Well, the Rapture Index is 174 at the moment. Mind you, the Rapture Index seems to be predicting imminent End Times every time I look at it … don’t think I’ve ever seen it dip down even into the “Heavy Prophetic Activity” range.
There are sound devotional reasons for living your life as if the world was about to end - if you remember that you could suddenly be judged on your life’s work to date at any moment, then that’s one solid reason to do good works right now, isn’t it? But speculating about when it’s going to happen, and what the signs are, has always struck me as a hollow pursuit. The Book of Revelations is too metaphorical and too susceptible to multiple interpretations for anyone to say definitively “This is what St. John the Divine meant.”
My personal take on the whole coming-of-the-Kingdom-of-God thing: Christ will return when we’ve made this world ready for him.
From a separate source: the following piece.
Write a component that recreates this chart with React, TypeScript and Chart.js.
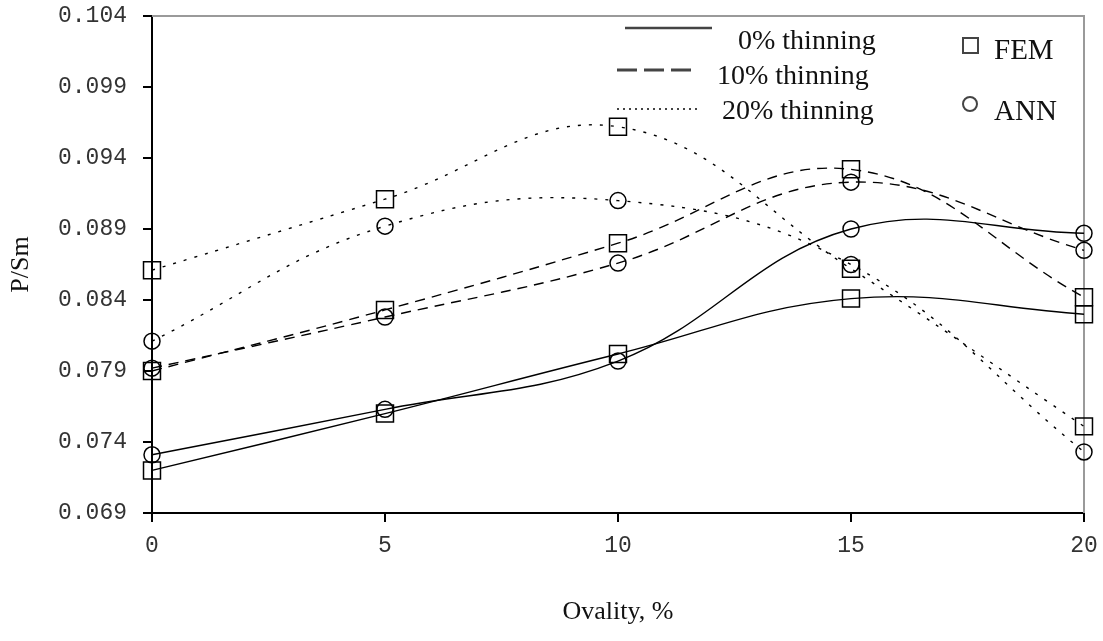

If we want the Kingdom of God on Earth, we will have to build it ourselves. This requires a great deal of hard, mundane, work, establishing a society which is based on love and truth and justice. Gazing up at the skies and waiting for the Rapture is not any real help here.
You and me both! The number of times I’ve put my affairs in order, made sure i was standing at all times, in grabbing distance of one of the saved etc.
There were no “aquatic dinos”. And given the diversity of dinosaurs in general, which specific one would Leviathan refer to? Or Behemoth? Hmmm? Because, as I’m sure everyone knows, they didn’t all look the same.